● **Supplied material**
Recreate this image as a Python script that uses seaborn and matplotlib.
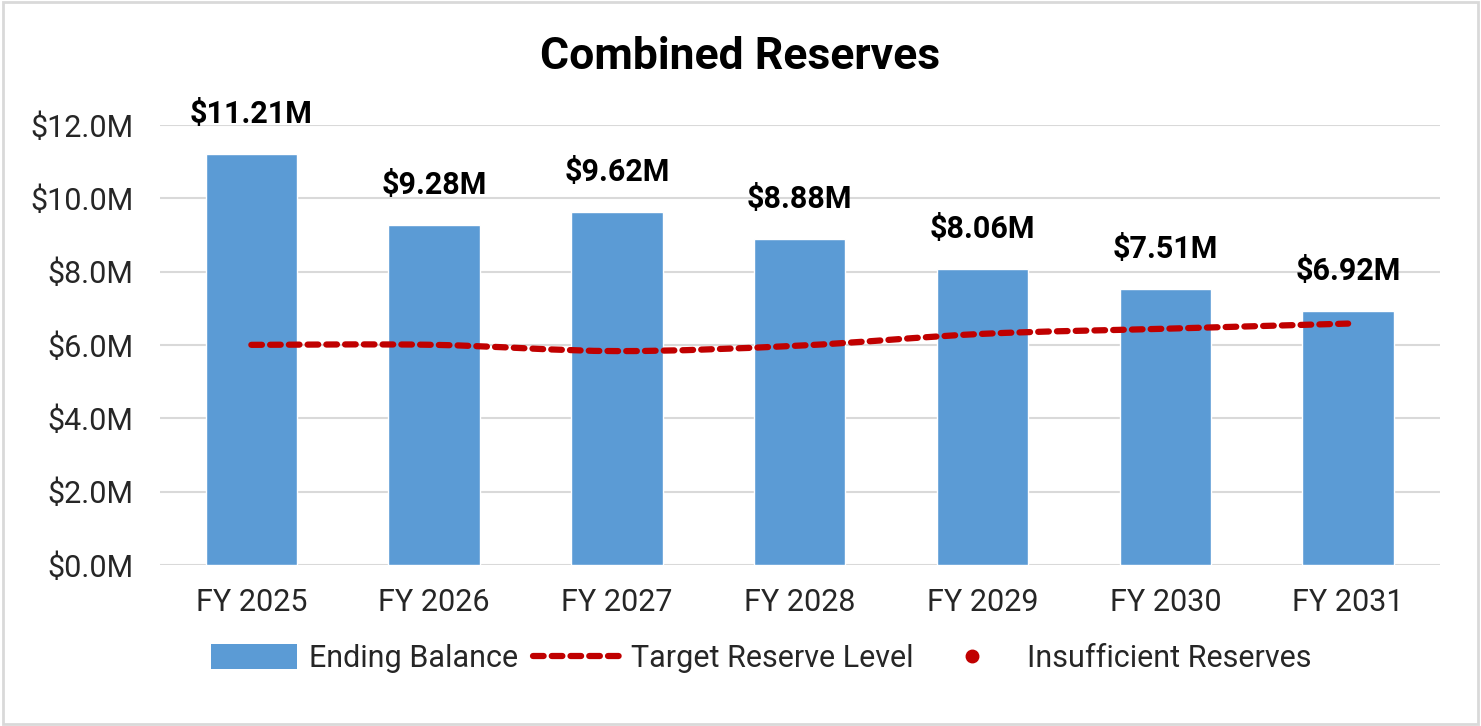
"""
Combined Reserves chart - ending balance bars with target reserve line
"""

import numpy as np
import pandas as pd
import matplotlib.pyplot as plt
from matplotlib.path import Path
from matplotlib.patches import PathPatch, Rectangle, Patch
from matplotlib.lines import Line2D
import seaborn as sns

# Data (values in $M)
years = ['FY 2025', 'FY 2026', 'FY 2027', 'FY 2028', 'FY 2029', 'FY 2030', 'FY 2031']
ending_balance = [11.21, 9.28, 9.62, 8.88, 8.06, 7.51, 6.92]
target_reserve = [6.0, 6.0, 5.83, 5.98, 6.3, 6.44, 6.58]
yticks = [0, 2, 4, 6, 8, 10, 12]

BAR_COLOR = '#5B9BD5'
LINE_COLOR = '#C00000'
GRID_COLOR = '#D9D9D9'
DASH = (0, (1.7, 1.3))

sns.set_theme(style='white')
plt.rcParams['font.family'] = ['Roboto', 'DejaVu Sans']


def smooth_path(xs, ys):
    """Excel-like smoothed line: Catmull-Rom segments as cubic Bezier curves"""
    pts = np.column_stack([xs, ys]).astype(float)
    verts = [pts[0]]
    codes = [Path.MOVETO]
    n = len(pts)
    for i in range(n - 1):
        p0 = pts[i - 1] if i > 0 else pts[i]
        p1 = pts[i]
        p2 = pts[i + 1]
        p3 = pts[i + 2] if i + 2 < n else pts[i + 1]
        c1 = p1 + (p2 - p0) / 6.0
        c2 = p2 - (p3 - p1) / 6.0
        verts += [c1, c2, p2]
        codes += [Path.CURVE4] * 3
    return Path(verts, codes)


df = pd.DataFrame({'year': years, 'balance': ending_balance, 'target': target_reserve})

fig = plt.figure(figsize=(14.81, 7.26), dpi=100)
ax = fig.add_axes([0.108, 0.222, 0.864, 0.606])

sns.barplot(data=df, x='year', y='balance', color=BAR_COLOR, width=0.5,
            saturation=1, ax=ax, zorder=2)

# Target reserve line (smoothed, dashed)
xs = np.arange(len(years))
patch = PathPatch(smooth_path(xs, df['target'].values), facecolor='none',
                  edgecolor=LINE_COLOR, linewidth=4.5, linestyle=DASH,
                  capstyle='round', zorder=3)
ax.add_patch(patch)

# Data labels
for i, v in enumerate(ending_balance):
    ax.annotate(f'${v:.2f}M', xy=(i, v), xytext=(0, 18), textcoords='offset points',
                ha='center', va='bottom', fontsize=22, fontweight='bold', color='black')

ax.set_xlim(-0.5, len(years) - 0.5)
ax.set_ylim(0, 12)
ax.set_yticks(yticks)
ax.set_yticklabels([f'${t:.1f}M' for t in yticks])
ax.yaxis.grid(True, color=GRID_COLOR, linewidth=1.5, zorder=0)
ax.set_axisbelow(True)
ax.set_xlabel('')
ax.set_ylabel('')
ax.tick_params(axis='both', labelsize=22, colors='#262626', length=0)
ax.tick_params(axis='x', pad=17)
ax.tick_params(axis='y', pad=19)
for s in ax.spines.values():
    s.set_visible(False)

fig.text(0.5, 0.921, 'Combined Reserves', ha='center', va='center',
         fontsize=32, fontweight='bold', color='black')

# Legend
handles = [
    Patch(facecolor=BAR_COLOR, edgecolor='none'),
    Line2D([0], [0], color=LINE_COLOR, linewidth=4.5, linestyle=DASH,
           dash_capstyle='round'),
    Line2D([0], [0], color=LINE_COLOR, marker='o', linestyle='none', markersize=9),
]
labels = ['Ending Balance', 'Target Reserve Level', 'Insufficient Reserves']
fig.legend(handles, labels, loc='center', bbox_to_anchor=(0.514, 0.093), ncol=3,
           frameon=False, fontsize=22, handlelength=2.8, handleheight=0.85,
           columnspacing=0.5, handletextpad=0.4)

# Chart border
fig.patches.append(Rectangle((0.002, 0.003), 0.996, 0.994, transform=fig.transFigure,
                             fill=False, edgecolor=GRID_COLOR, linewidth=2))

plt.savefig('out.png', dpi=100)
plt.close()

● **Short task**
What is needed is an exact reproduction of the data, pictures excluded.

● **The result**
Recreate this image as a Python script that uses seaborn and matplotlib.
"""
Combined Reserves chart - ending balance bars with target reserve line
"""

import numpy as np
import pandas as pd
import matplotlib.pyplot as plt
from matplotlib.path import Path
from matplotlib.patches import PathPatch, Rectangle, Patch
from matplotlib.lines import Line2D
import seaborn as sns

# Data (values in $M)
years = ['FY 2025', 'FY 2026', 'FY 2027', 'FY 2028', 'FY 2029', 'FY 2030', 'FY 2031']
ending_balance = [11.21, 9.28, 9.62, 8.88, 8.06, 7.51, 6.92]
target_reserve = [6.0, 6.0, 5.83, 5.98, 6.3, 6.44, 6.58]
yticks = [0, 2, 4, 6, 8, 10, 12]

BAR_COLOR = '#5B9BD5'
LINE_COLOR = '#C00000'
GRID_COLOR = '#D9D9D9'
DASH = (0, (1.7, 1.3))

sns.set_theme(style='white')
plt.rcParams['font.family'] = ['Roboto', 'DejaVu Sans']


def smooth_path(xs, ys):
    """Excel-like smoothed line: Catmull-Rom segments as cubic Bezier curves"""
    pts = np.column_stack([xs, ys]).astype(float)
    verts = [pts[0]]
    codes = [Path.MOVETO]
    n = len(pts)
    for i in range(n - 1):
        p0 = pts[i - 1] if i > 0 else pts[i]
        p1 = pts[i]
        p2 = pts[i + 1]
        p3 = pts[i + 2] if i + 2 < n else pts[i + 1]
        c1 = p1 + (p2 - p0) / 6.0
        c2 = p2 - (p3 - p1) / 6.0
        verts += [c1, c2, p2]
        codes += [Path.CURVE4] * 3
    return Path(verts, codes)


df = pd.DataFrame({'year': years, 'balance': ending_balance, 'target': target_reserve})

fig = plt.figure(figsize=(14.81, 7.26), dpi=100)
ax = fig.add_axes([0.108, 0.222, 0.864, 0.606])

sns.barplot(data=df, x='year', y='balance', color=BAR_COLOR, width=0.5,
            saturation=1, ax=ax, zorder=2)

# Target reserve line (smoothed, dashed)
xs = np.arange(len(years))
patch = PathPatch(smooth_path(xs, df['target'].values), facecolor='none',
                  edgecolor=LINE_COLOR, linewidth=4.5, linestyle=DASH,
                  capstyle='round', zorder=3)
ax.add_patch(patch)

# Data labels
for i, v in enumerate(ending_balance):
    ax.annotate(f'${v:.2f}M', xy=(i, v), xytext=(0, 18), textcoords='offset points',
                ha='center', va='bottom', fontsize=22, fontweight='bold', color='black')

ax.set_xlim(-0.5, len(years) - 0.5)
ax.set_ylim(0, 12)
ax.set_yticks(yticks)
ax.set_yticklabels([f'${t:.1f}M' for t in yticks])
ax.yaxis.grid(True, color=GRID_COLOR, linewidth=1.5, zorder=0)
ax.set_axisbelow(True)
ax.set_xlabel('')
ax.set_ylabel('')
ax.tick_params(axis='both', labelsize=22, colors='#262626', length=0)
ax.tick_params(axis='x', pad=17)
ax.tick_params(axis='y', pad=19)
for s in ax.spines.values():
    s.set_visible(False)

fig.text(0.5, 0.921, 'Combined Reserves', ha='center', va='center',
         fontsize=32, fontweight='bold', color='black')

# Legend
handles = [
    Patch(facecolor=BAR_COLOR, edgecolor='none'),
    Line2D([0], [0], color=LINE_COLOR, linewidth=4.5, linestyle=DASH,
           dash_capstyle='round'),
    Line2D([0], [0], color=LINE_COLOR, marker='o', linestyle='none', markersize=9),
]
labels = ['Ending Balance', 'Target Reserve Level', 'Insufficient Reserves']
fig.legend(handles, labels, loc='center', bbox_to_anchor=(0.514, 0.093), ncol=3,
           frameon=False, fontsize=22, handlelength=2.8, handleheight=0.85,
           columnspacing=0.5, handletextpad=0.4)

# Chart border
fig.patches.append(Rectangle((0.002, 0.003), 0.996, 0.994, transform=fig.transFigure,
                             fill=False, edgecolor=GRID_COLOR, linewidth=2))

plt.savefig('out.png', dpi=100)
plt.close()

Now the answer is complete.